3.6.1. Pozzolanicity of Mortar Fines

Figure 14 shows the compressive strength after 7 and 28 days of curing for CH75MF25 with a water-to-binder ratio of 0.5. Mortar fines expressed pozzolanic behavior: there was a 49% compressive strength increase between 7 and 28 days of curing. This paves the way for the valorization of end-of-life mortar fines as a supplementary cementitious material.

3.6.2. Lime Stabilization of Ground Mortar

Figure 15 shows the compressive strength of ground mortar stabilized with $15\%$ hydrated lime, with a water-to-binder ratio of 0.30, measured after 7 and 28 days of curing. The strength is partly provided by the pozzolanic reaction of the mortar fines and lime, as well as the granular skeleton of the ground mortar, which is thought to be a good alternative to river sand.

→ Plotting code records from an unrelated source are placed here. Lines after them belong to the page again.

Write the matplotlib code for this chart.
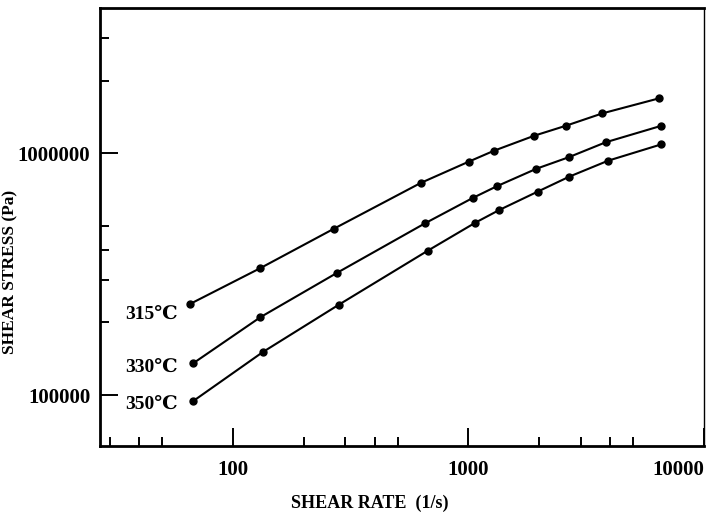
import matplotlib
matplotlib.use('Agg')
import matplotlib.pyplot as plt
from matplotlib.ticker import FixedLocator, NullFormatter

plt.rcParams['font.family'] = ['Liberation Serif', 'DejaVu Serif']
plt.rcParams['font.weight'] = 'bold'

# shear rate (1/s) and shear stress (Pa)
rate_315 = [66, 131, 268, 627, 1003, 1285, 1905, 2595, 3707, 6440]
stress_315 = [238700, 335600, 487700, 755000, 925000, 1027000, 1185000, 1303000, 1466000, 1691000]

rate_330 = [68, 131, 278, 655, 1043, 1319, 1945, 2662, 3828, 6553]
stress_330 = [135600, 210200, 321400, 514400, 654500, 731700, 865000, 964500, 1113000, 1300000]

rate_350 = [68, 134, 281, 672, 1071, 1352, 1966, 2680, 3917, 6590]
stress_350 = [94600, 150700, 236300, 396000, 517500, 583700, 695000, 802000, 933700, 1091000]

curves = [('315℃', rate_315, stress_315, 215000),
          ('330℃', rate_330, stress_330, 129800),
          ('350℃', rate_350, stress_350, 91200)]

fig = plt.figure(figsize=(7.09, 5.16), dpi=100)
ax = fig.add_axes([0.141, 0.1357, 0.852, 0.8488])
ax.set_xscale('log')
ax.set_yscale('log')

for name, xs, ys, ylab in curves:
    ax.plot(xs, ys, '-', color='black', lw=1.5, marker='o', ms=5)
    ax.text(58.5, ylab, name, ha='right', va='center', fontsize=14, fontweight='bold')

ax.set_xlim(27.3, 10000)
ax.set_ylim(61600, 4.0e6)

ax.xaxis.set_major_locator(FixedLocator([100, 1000, 10000]))
ax.xaxis.set_minor_locator(FixedLocator([30, 40, 50, 200, 300, 400, 500, 2000, 3000, 4000, 5000]))
ax.yaxis.set_major_locator(FixedLocator([100000, 1000000]))
ax.yaxis.set_minor_locator(FixedLocator([200000, 300000, 400000, 500000, 2000000, 3000000]))
ax.set_xticklabels(['100', '1000', '10000'])
ax.set_yticklabels(['100000', '1000000'])
ax.xaxis.set_minor_formatter(NullFormatter())
ax.yaxis.set_minor_formatter(NullFormatter())
ax.get_xticklabels()[2].set_ha('right')

ax.tick_params(which='major', direction='in', length=13, width=1.4, labelsize=15)
ax.tick_params(which='minor', direction='in', length=6.5, width=1.4)
ax.tick_params(axis='x', which='major', pad=10)
ax.tick_params(axis='y', which='major', pad=7)

for s in ['left', 'bottom', 'top']:
    ax.spines[s].set_linewidth(2)
ax.spines['right'].set_linewidth(1)

ax.set_xlabel('SHEAR RATE  (1/s)', fontsize=13, fontweight='bold')
ax.set_ylabel('SHEAR STRESS (Pa)', fontsize=12.5, fontweight='bold')
ax.xaxis.set_label_coords(0.447, -0.112)
ax.yaxis.set_label_coords(-0.135, 0.397)

plt.savefig('out.png', dpi=100)
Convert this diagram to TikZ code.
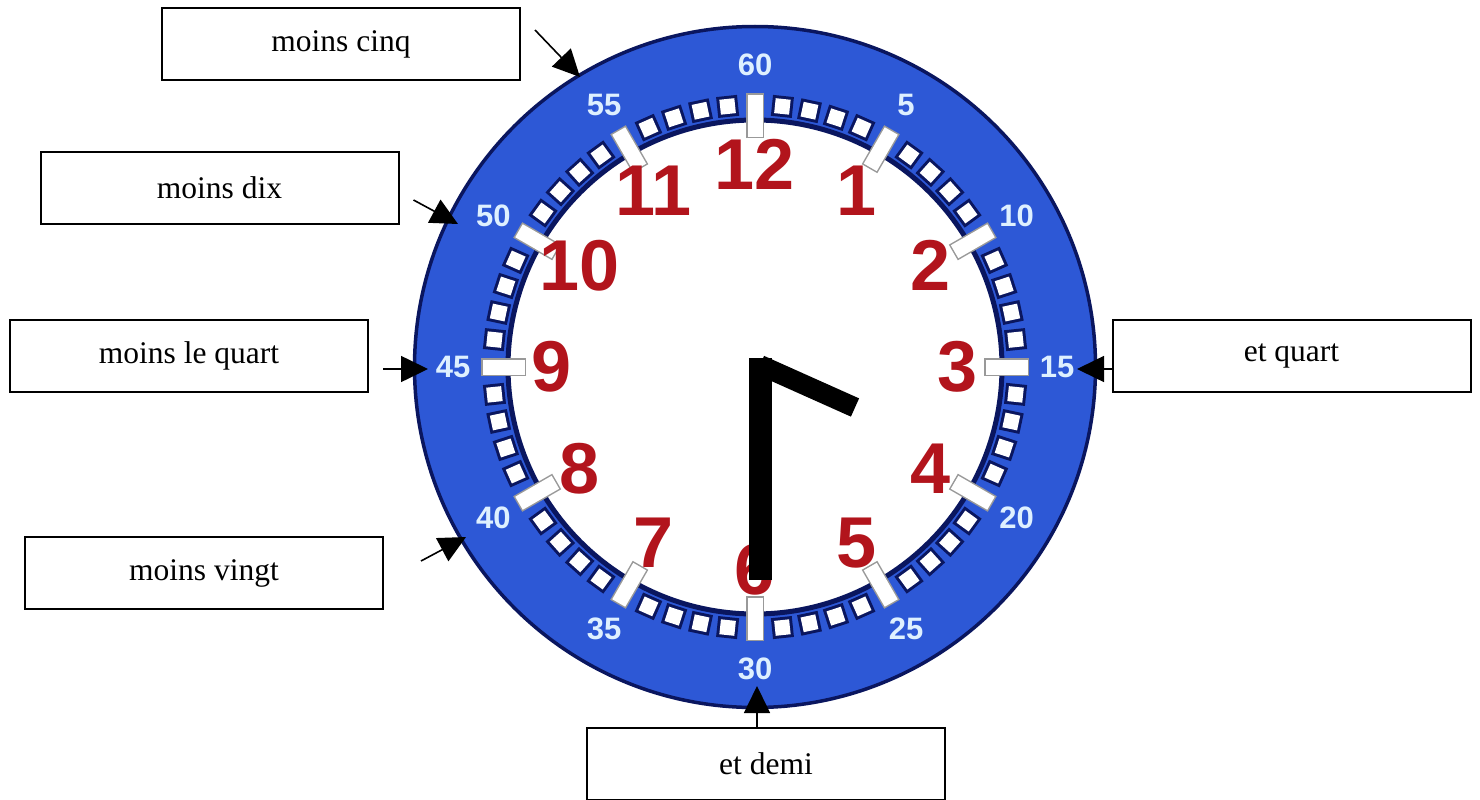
\documentclass[tikz,border=0pt]{standalone}
\usepackage{fontspec}
\setmainfont{Liberation Serif}
\newfontfamily\clocksans{Liberation Sans}
\usepackage{tikz}
\usetikzlibrary{arrows.meta, positioning}
\definecolor{ringblue}{RGB}{45,88,214}
\definecolor{ringnavy}{RGB}{10,22,95}
\definecolor{numblue}{RGB}{222,240,255}
\definecolor{hourred}{RGB}{178,20,28}
\tikzstyle{box} = [rectangle, draw=black, line width=2pt, minimum width=358pt, minimum height=72pt, text centered, font=\fontsize{31.5}{36}\selectfont]
\tikzstyle{arrow} = [line width=1.6pt, -{Triangle[length=27pt,width=26pt]}]
\tikzstyle{hournum} = [text=hourred, inner sep=0pt, font=\clocksans\bfseries\fontsize{72}{72}\selectfont]
\tikzstyle{minnum} = [text=numblue, inner sep=0pt, font=\clocksans\bfseries\fontsize{31}{31}\selectfont]

\begin{document}
\begin{tikzpicture}[x=1pt, y=-1pt]
\useasboundingbox (0,0) rectangle (1480,800);

\coordinate (O) at (755,367);

% clock face
\begin{scope}[shift={(O)}]
\fill[ringblue] (0,0) circle (340.5);
\draw[ringnavy, line width=3.5pt] (0,0) circle (340.5);
\filldraw[fill=white, draw=ringnavy, line width=5pt] (0,0) circle (247);
% minute squares
\foreach \h in {0,...,11}
  \foreach \k in {1,2,3,4} {
    \draw[ringnavy, line width=21pt] ({\h*30+\k*6-90}:251.5) -- ({\h*30+\k*6-90}:272.5);
    \draw[white, line width=15pt] ({\h*30+\k*6-90}:254.5) -- ({\h*30+\k*6-90}:269.5);
  }
% five minute marks
\foreach \h in {0,...,11} {
  \draw[gray!80, line width=18pt] ({\h*30-90}:229) -- ({\h*30-90}:274);
  \draw[white, line width=15pt] ({\h*30-90}:230.5) -- ({\h*30-90}:272.5);
}
\foreach \m in {5,10,...,60}
  \node[minnum] (m\m) at ({\m*6-90}:302) {\m};
\foreach \n in {1,...,12}
  \node[hournum] (h\n) at ({\n*30-90}:203) {\n};
\end{scope}

% hands
\draw[line width=20pt] (760,365) -- (855,407.5);
\draw[line width=23pt] (760,358) -- (760,580);

% labels
\node (cinq) [box] at (341,44) {moins cinq};
\node (dix) [box] at (219.5,188) {moins dix};
\node (lequart) [box] at (189,356) {moins le quart};
\node (vingt) [box] at (204,573) {moins vingt};
\node (etquart) [box] at (1291.5,356) {et quart};
\node (etdemi) [box] at (766,764) {et demi};

\coordinate (cinqtip) at (580,77);
\coordinate (dixtip) at (458,224);
\coordinate (lequarttip) at (428,369);
\coordinate (vingttip) at (466,537);
\coordinate (etquarttip) at (1077,369);
\coordinate (etdemitip) at (757,686);

\draw [arrow] ([xshift=14pt,yshift=14pt]cinq.east) -- (cinqtip);
\draw [arrow] ([xshift=14pt,yshift=-12pt]dix.east) -- (dixtip);
\draw [arrow] ([xshift=14pt,yshift=-13pt]lequart.east) -- (lequarttip);
\draw [arrow] ([xshift=37pt,yshift=12pt]vingt.east) -- (vingttip);
\draw [arrow] ([yshift=-13pt]etquart.west) -- (etquarttip);
\draw [arrow] ([xshift=-9pt]etdemi.north) -- (etdemitip);

\end{tikzpicture}
\end{document}
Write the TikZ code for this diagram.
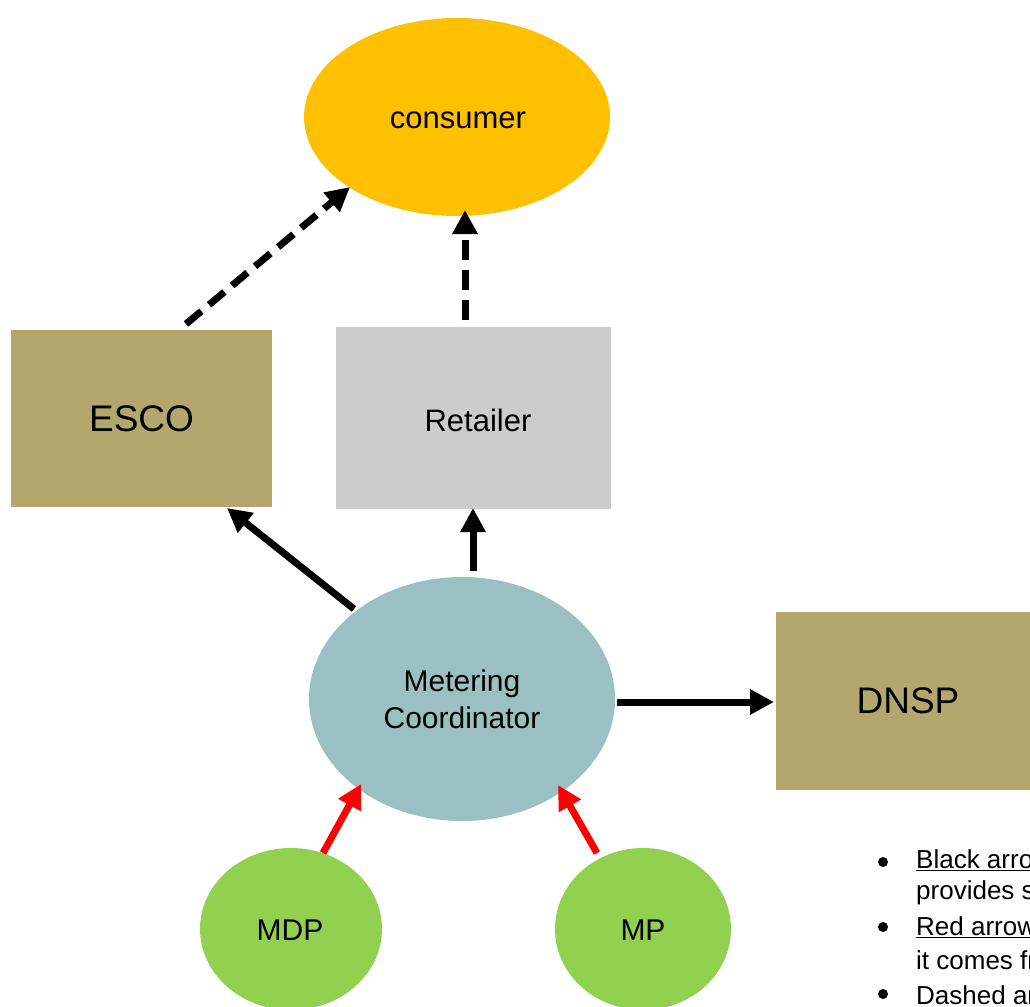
\documentclass[tikz,border=0pt]{standalone}
\usepackage{fontspec}
\setmainfont{Liberation Sans}
\usetikzlibrary{arrows.meta,shapes.geometric}
\definecolor{consumercol}{HTML}{FFC000}
\definecolor{escocol}{HTML}{B3A76E}
\definecolor{retailcol}{HTML}{CCCCCC}
\definecolor{mccol}{HTML}{9BC0C3}
\definecolor{greencol}{HTML}{92D050}
\tikzset{
  ell/.style={ellipse, inner sep=0pt, draw=none},
  box/.style={rectangle, inner sep=0pt, draw=none},
  solidarrow/.style={line width=7pt, -{Triangle[length=24pt,width=24pt]}},
  dasharrow/.style={line width=7pt, dash pattern=on 20pt off 10pt, -{Triangle[length=24pt,width=24pt]}},
  redarrow/.style={line width=7pt, red, -{Triangle[length=24pt,width=24pt]}},
  bul/.style={anchor=west, inner sep=0pt, font=\fontsize{26}{30}\selectfont},
  bulmark/.style={circle, fill=black, inner sep=0pt, minimum size=10pt},
}
\begin{document}
\begin{tikzpicture}[x=1pt,y=-1pt]
\useasboundingbox (0,0) rectangle (1030,1006);
\clip (0,0) rectangle (1030,1006);
\node[ell, fill=consumercol, minimum width=306pt, minimum height=198pt] (consumer) at (457,117) {};
\node[font=\fontsize{31}{36}\selectfont] (consumerlabel) at (458,120) {consumer};
\node[box, fill=escocol, minimum width=261pt, minimum height=177pt, font=\fontsize{37}{44}\selectfont] (esco) at (141.5,418.5) {ESCO};
\node[box, fill=retailcol, minimum width=275pt, minimum height=182pt] (retailer) at (473.5,418) {};
\node[font=\fontsize{31}{36}\selectfont] (retailerlabel) at (478,420) {Retailer};
\node[ell, fill=mccol, minimum width=306pt, minimum height=244pt, font=\fontsize{30}{37}\selectfont, align=center] (mc) at (462,699) {Metering\\Coordinator};
\node[box, fill=escocol, minimum width=270pt, minimum height=178pt, anchor=west] (dnsp) at (776,701) {};
\node[font=\fontsize{37}{44}\selectfont] (dnsplabel) at (908,701) {DNSP};
\node[ell, fill=greencol, minimum width=182pt, minimum height=162pt] (mdp) at (291,929) {};
\node[font=\fontsize{30}{36}\selectfont] (mdplabel) at (290,930) {MDP};
\node[ell, fill=greencol, minimum width=176pt, minimum height=162pt] (mp) at (643,929) {};
\node[font=\fontsize{30}{36}\selectfont] (mplabel) at (643,930) {MP};

\coordinate (e1) at (186,324);
\coordinate (e2) at (350,187);
\coordinate (r1) at (465,320);
\coordinate (r2) at (465,210);
\draw[dasharrow] (e1) -- (e2);
\draw[dasharrow] (r1) -- (r2);

\coordinate (m1) at (354,609);
\coordinate (m2) at (227,508);
\coordinate (m3) at (473,571);
\coordinate (m4) at (473,508);
\coordinate (m5) at (617,702);
\coordinate (m6) at (774,702);
\draw[solidarrow] (m1) -- (m2);
\draw[solidarrow] (m3) -- (m4);
\draw[solidarrow] (m5) -- (m6);

\coordinate (d1) at (323,853);
\coordinate (d2) at (361,784);
\coordinate (p1) at (597,853);
\coordinate (p2) at (558,785);
\draw[redarrow] (d1) -- (d2);
\draw[redarrow] (p1) -- (p2);

\node[bulmark] (b1) at (883,862) {};
\node[bul] (t1) at (916,862) {\underline{Black arrow}: the party that};
\node[bul] (t1b) at (916,893) {provides services};
\node[bulmark] (b2) at (883,927) {};
\node[bul] (t2) at (916,927) {\underline{Red arrow}: where the data};
\node[bul] (t2b) at (916,960) {it comes from};
\node[bulmark] (b3) at (883,994) {};
\node[bul] (t3) at (916,995) {Dashed arrow};
\end{tikzpicture}
\end{document}
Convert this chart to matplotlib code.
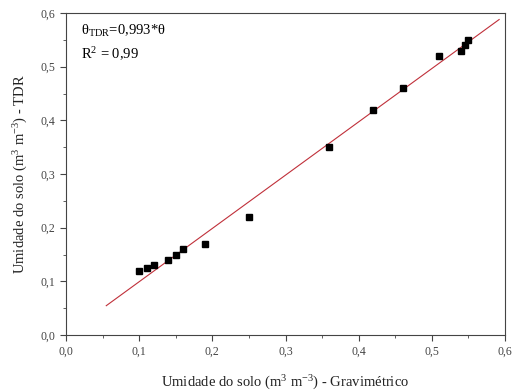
import matplotlib
matplotlib.use("Agg")
import matplotlib.pyplot as plt
import numpy as np
from matplotlib.ticker import MultipleLocator, FuncFormatter

plt.rcParams['font.family'] = ['Liberation Serif', 'DejaVu Serif']
plt.rcParams['mathtext.fontset'] = 'custom'
plt.rcParams['mathtext.rm'] = 'Liberation Serif'
plt.rcParams['mathtext.it'] = 'Liberation Serif:italic'

grav = [0.10, 0.11, 0.12, 0.14, 0.15, 0.16, 0.19, 0.25, 0.36, 0.42, 0.46, 0.51, 0.54, 0.545, 0.55]
tdr = [0.12, 0.125, 0.13, 0.14, 0.15, 0.16, 0.17, 0.22, 0.35, 0.42, 0.46, 0.52, 0.53, 0.54, 0.55]
slope = 0.993
fit_x = [0.055, 0.592]

fig = plt.figure(figsize=(5.13, 3.92), dpi=100)
ax = fig.add_axes([0.1287, 0.1454, 0.8557, 0.8214])

fx = np.array(fit_x)
ax.plot(fx, slope * fx, color='#c0303a', lw=0.8)
ax.plot(grav, tdr, 's', color='black', ms=5)

ax.set_xlim(0, 0.6)
ax.set_ylim(0, 0.6)
fmt = FuncFormatter(lambda v, p: f"{v:.1f}".replace('.', ','))
for a in (ax.xaxis, ax.yaxis):
    a.set_major_locator(MultipleLocator(0.1))
    a.set_minor_locator(MultipleLocator(0.05))
    a.set_major_formatter(fmt)
ax.tick_params(which='major', direction='out', length=4, labelsize=8.5, colors='#444444')
ax.tick_params(which='minor', direction='out', length=2.5, colors='#444444')
for s in ax.spines.values():
    s.set_color('#444444')

ax.set_xlabel('Umidade do solo (m$^{3}$ m$^{-3}$) - Gravimétrico', fontsize=10.5,
              color='#222222', labelpad=12)
ax.set_ylabel('Umidade do solo (m$^{3}$ m$^{-3}$) - TDR', fontsize=10.5,
              color='#222222', labelpad=8)

ax.text(0.035, 0.97, r'θ$_{\mathregular{TDR}}$=0,993*θ', transform=ax.transAxes,
        fontsize=10.5, va='top', ha='left')
ax.text(0.035, 0.90, r'R$^{2}$ = 0,99', transform=ax.transAxes,
        fontsize=10.5, va='top', ha='left')

fig.savefig('out.png', dpi=100)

3.6.3. Life Cycle of the Developed Solution

Figure 16 shows the expected life cycle diagram of the developed solution. The environmental impact was decreased by minimizing the CEM ratio in the binder. The ground mortar fines show pozzolanic activity and the coarser fraction of ground mortar, with particle sizes larger than 100 µm, can be incorporated into a lime-based rendering mortar, leading to improved compression strength. These concluding remarks indicate the promising valorization potential of the following elements:

• Fines smaller than 100 µm as a partial replacement for calcined laterite, leading to further energy savings;
• Aggregates larger than 100 µm as a partial replacement for lateritic sand.

4. Conclusions

The present work demonstrated the feasibility of reusing excavation earth from Yaoundé to formulate a sustainable, low-cost rendering mortar that does not require specific equipment. A low-carbon binder was formulated using the pozzolanic activity of calcined laterite comprising reactive oxides capable of consuming the excess portlandite (which is a hydration product of Portland cement). The key findings include the following:

• Replacing $70\%$ of cement with calcined laterite yields acceptable mechanical strength in cement pastes;
• Replacing $60\%$ of cement with calcined laterite achieves the same compression strength as a 100% cement paste while maintaining similar workability.

Lateritic sand mortars with a binder formulation containing 40% cement were assessed. They are promising in terms of mechanical strength and water resistance:

• At similar workability, mortars composed of laterite sand and the CEM/CL blend have equivalent compressive strength to the binder composed of only cement.
• The higher the fine content, the lower the absorption according to the capillarity coefficient due to the formation of larger capillary voids.
• Regardless of the fine content in the laterite sand, the mortars were classified as W2 according to capillary water absorption tests.

To close the life cycle loop of the mortar formulation developed in this study, the potential reuse of the ground mortar was assessed:

• Mortar fines are pozzolanic and can enter the binder formulation developed here as a partial replacement of the calcined laterite, leading to further energy savings;
• Larger particles have the ability to substitute laterite sand in the developed rendering mortar or in equivalent mortars.

The following recommendations and limitations are indicated for future work:

• A long-term durability analysis, including abrasion tests, adhesion tests, and dry–wet cycles.
• Evaluate the mortar’s effectiveness in protecting laterite CEBs. Although one laterite CEB sample was tested in this study, the authors recommend systematic testing of water absorption in both stabilized and unstabilized CEBs rendered with the developed mortar. If applicable, the minimal stabilization ratio should be determined to fulfill the local standard requirements in terms of water absorption, which includes the maximum water absorption with an immersion rate of 10% [19].
• The minimal thickness of the rendering, which ensures the local standard requirements in terms of water resistance, should be assessed—the authors have successfully tested 1cm thickness rendering on one CEB sample.
• Conduct an economic and environmental assessment of the proposed low-carbon rendering mortar in comparison to traditional internal CEB stabilization methods and other local building systems used in Yaoundé.